Violent religious and extremist militancy | By Tariq Aqil 


Violent religious and extremist militancy

AFTER a brief hiatus of relative peace, extremist militant religious groups are once again threatening the very existence of the state and openly challenging the writ of the government of the day.

After the tragic devastating attack on the Army Public School in Peshawar in 2014 the state of Pakistan finally decided to deal with the monster of religious fanaticism under the National Action Plan, the country’s 20 point counter terrorism strategy which was formulated by consensus by all the political forces of the country and entrusted for implementation to the army high command.

This armed onslaught against the Islamist militants achieved some spectacular success and most violent extremist groups were pushed back into hiding by dismantling and disrupting their extensive networks in the country.

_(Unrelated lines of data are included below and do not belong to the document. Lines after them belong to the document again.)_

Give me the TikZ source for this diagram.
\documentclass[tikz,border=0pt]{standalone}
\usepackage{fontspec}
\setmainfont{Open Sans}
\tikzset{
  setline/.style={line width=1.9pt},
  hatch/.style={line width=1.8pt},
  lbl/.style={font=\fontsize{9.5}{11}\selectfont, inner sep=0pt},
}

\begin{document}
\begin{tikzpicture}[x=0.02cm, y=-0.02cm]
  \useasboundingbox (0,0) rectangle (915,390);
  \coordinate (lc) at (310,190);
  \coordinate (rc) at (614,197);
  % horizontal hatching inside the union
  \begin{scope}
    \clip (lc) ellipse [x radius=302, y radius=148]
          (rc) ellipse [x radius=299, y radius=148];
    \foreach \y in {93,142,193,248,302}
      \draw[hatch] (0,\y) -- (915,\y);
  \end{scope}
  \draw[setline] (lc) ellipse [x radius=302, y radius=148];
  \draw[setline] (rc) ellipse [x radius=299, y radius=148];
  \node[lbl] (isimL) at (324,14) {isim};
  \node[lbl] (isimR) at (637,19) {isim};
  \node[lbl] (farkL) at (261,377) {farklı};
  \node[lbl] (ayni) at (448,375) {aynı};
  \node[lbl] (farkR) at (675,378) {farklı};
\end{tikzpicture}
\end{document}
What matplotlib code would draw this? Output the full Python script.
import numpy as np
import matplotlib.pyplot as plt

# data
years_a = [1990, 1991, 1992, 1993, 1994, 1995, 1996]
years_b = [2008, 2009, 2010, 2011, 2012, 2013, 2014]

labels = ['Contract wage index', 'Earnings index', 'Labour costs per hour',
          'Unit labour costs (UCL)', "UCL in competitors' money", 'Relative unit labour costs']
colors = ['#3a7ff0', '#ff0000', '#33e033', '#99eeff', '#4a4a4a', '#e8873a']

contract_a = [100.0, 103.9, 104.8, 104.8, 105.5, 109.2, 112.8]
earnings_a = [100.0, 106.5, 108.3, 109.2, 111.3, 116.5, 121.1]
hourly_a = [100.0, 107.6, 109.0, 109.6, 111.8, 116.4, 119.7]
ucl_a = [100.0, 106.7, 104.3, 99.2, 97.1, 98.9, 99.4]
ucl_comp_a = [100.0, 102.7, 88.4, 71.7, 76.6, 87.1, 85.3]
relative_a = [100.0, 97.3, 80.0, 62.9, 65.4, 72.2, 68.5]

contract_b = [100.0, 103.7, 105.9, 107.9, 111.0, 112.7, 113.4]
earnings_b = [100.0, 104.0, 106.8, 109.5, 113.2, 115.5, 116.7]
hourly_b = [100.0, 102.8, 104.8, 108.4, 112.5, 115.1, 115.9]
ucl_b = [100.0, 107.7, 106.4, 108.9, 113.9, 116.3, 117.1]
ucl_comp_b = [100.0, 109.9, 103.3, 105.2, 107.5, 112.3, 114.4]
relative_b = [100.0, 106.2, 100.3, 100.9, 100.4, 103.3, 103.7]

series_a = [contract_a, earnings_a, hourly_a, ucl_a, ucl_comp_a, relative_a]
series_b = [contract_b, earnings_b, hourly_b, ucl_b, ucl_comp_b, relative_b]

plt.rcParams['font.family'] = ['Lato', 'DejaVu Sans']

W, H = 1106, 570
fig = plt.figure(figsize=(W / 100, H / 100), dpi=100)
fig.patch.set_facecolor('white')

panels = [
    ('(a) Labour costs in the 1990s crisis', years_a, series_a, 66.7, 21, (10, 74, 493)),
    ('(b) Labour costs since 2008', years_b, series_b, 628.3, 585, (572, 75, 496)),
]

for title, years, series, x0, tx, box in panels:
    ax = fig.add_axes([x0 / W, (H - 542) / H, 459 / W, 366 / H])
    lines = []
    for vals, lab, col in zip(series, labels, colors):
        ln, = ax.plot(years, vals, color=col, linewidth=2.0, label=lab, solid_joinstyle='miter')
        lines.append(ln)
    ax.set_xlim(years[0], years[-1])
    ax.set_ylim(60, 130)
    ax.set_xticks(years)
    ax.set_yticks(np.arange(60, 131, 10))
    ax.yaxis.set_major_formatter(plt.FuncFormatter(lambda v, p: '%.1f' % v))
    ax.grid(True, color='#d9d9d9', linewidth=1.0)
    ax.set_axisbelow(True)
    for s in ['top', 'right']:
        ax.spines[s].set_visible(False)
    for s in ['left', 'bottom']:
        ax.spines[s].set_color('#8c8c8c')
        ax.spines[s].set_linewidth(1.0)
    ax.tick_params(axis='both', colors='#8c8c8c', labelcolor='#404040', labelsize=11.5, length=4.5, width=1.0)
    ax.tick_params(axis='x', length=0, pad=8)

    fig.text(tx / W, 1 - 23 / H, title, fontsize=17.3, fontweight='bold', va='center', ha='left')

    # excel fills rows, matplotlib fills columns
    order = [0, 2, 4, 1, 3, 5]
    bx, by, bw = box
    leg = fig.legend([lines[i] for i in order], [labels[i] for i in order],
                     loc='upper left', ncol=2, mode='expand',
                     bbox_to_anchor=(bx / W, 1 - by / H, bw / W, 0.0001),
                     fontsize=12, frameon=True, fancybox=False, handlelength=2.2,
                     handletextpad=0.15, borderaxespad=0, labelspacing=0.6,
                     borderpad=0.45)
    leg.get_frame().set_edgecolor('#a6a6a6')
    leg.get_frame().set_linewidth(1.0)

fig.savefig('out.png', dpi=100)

Resultantly Pakistan became immune to their cruel bloody actions for some time.
Pakistan today is once faced with the threat of a hydra headed religious monster from within its own people.

The threat is not external it is from our own self-created Frankenstein monster of religious fanaticism bigotry and extremism. With the rebirth of the Taliban in Afghanistan the threat has become more potent and real.

Apart from many older members of the religious terrorist groups in Pakistan the Tehreek-e-Labbaik Pakistan or TLP is the new rising force on the political and social horizon of Pakistan.

The recent show down with the government and the resultant capitulation of the state before this obscurantist group of fanatics has proved beyond a doubt that Islamist extremist groups in the country now have the street power to dictate terms and get them accepted by the government without a very great effort or sacrifice or even to get away with murder.

The rise and popularity of violent groups based on religion is not new in Pakistan. The Sipah-e-Sahaba Pakistan was founded way back in 1985 and rose to fame and glory very quickly because they had plenty of supporters and financiers in the country and even abroad. The ongoing Afghan Jihad against the Soviet Union helped these groups to expand and prosper.

After a while in the 1990s a more militant and violent faction called the Lashkar-e-Jhangvi emerged that added fuel to the raging fire of the sectarian conflict and intolerance.

The SSP became a mainstream political party with some seats in the National Assembly but its violent nature was an open secret and it continued to challenge and engage in violent encounters with the law enforcing agencies of the country.

During this period the regime of Zia-ul-Haq was openly sympathetic and supportive of such anti Shia groups who also received funding from abroad particularly.

Since after the Taliban victory in Afghanistan, the security landscape of Pakistan is changing and evolving at a fast pace.

The spate of attacks by the TTP shows that the religious militant groups who were dormant for the last few years are rising, regrouping and preparing to launch another tsunami of violence based on their twisted idea of imposition of the rule of Sharia in the country.

The government has shown a definite tilt towards the philosophy of the Taliban and seem to be sympathetic towards their objectives in Afghanistan and Pakistan and this is in no way good for the future of the country. The government is already bowing before the dictates of the IMF.

The rising price spiral has crippled the life of the common man and the street protests are now turning violent providing more space and opportunity to the religious extremists to grab the opportunity and unleash their agenda of violence death and destruction.

In Pakistan, formerly Federally Administered Tribal Areas (FATA) have always been a base for Islamist militancy and extremism.

After the launch of the National Action Plan, Pakistan Army had launched numerous operations against the TTP and its affiliated groups and managed to eliminate or scattered them from these areas.

Since then the TTP leadership took refuge in Afghanistan or went into hiding in Pakistan but now their activities are gaining momentum once again.

This time around there is an additional threat in the form of the Islamic state joining hands with the TTP to carry out attacks and support the TTP in their nefarious designs.

Our history is replete with horrors unleashed by the Islamist religious fanatics. They are responsible for over eighty thousand civilian deaths and some eight thousand fatalities suffered by the armed forces.

It is beyond imagination to think how could any responsible patriotic leader even think of starting a “reconciliation process” and even the Supreme Court of Pakistan appears to be worried by the decisions of the government A bench of the Supreme Court headed by CJP Gulzar Ahmed, Justice Qazi Mohammed Amin and Justice Ijaz-ul-Ahsan summoned the Prime Minister and made such observations: CJP Gulzar “You are in power.

The government is yours what did you do? You brought those guilty TTP to the negotiating table? Justice Amin said, “We are bringing them back to the negotiating table instead of taking action against them? And added “Are we going to surrender again”

—The writer is Professor of History, based in Islamabad.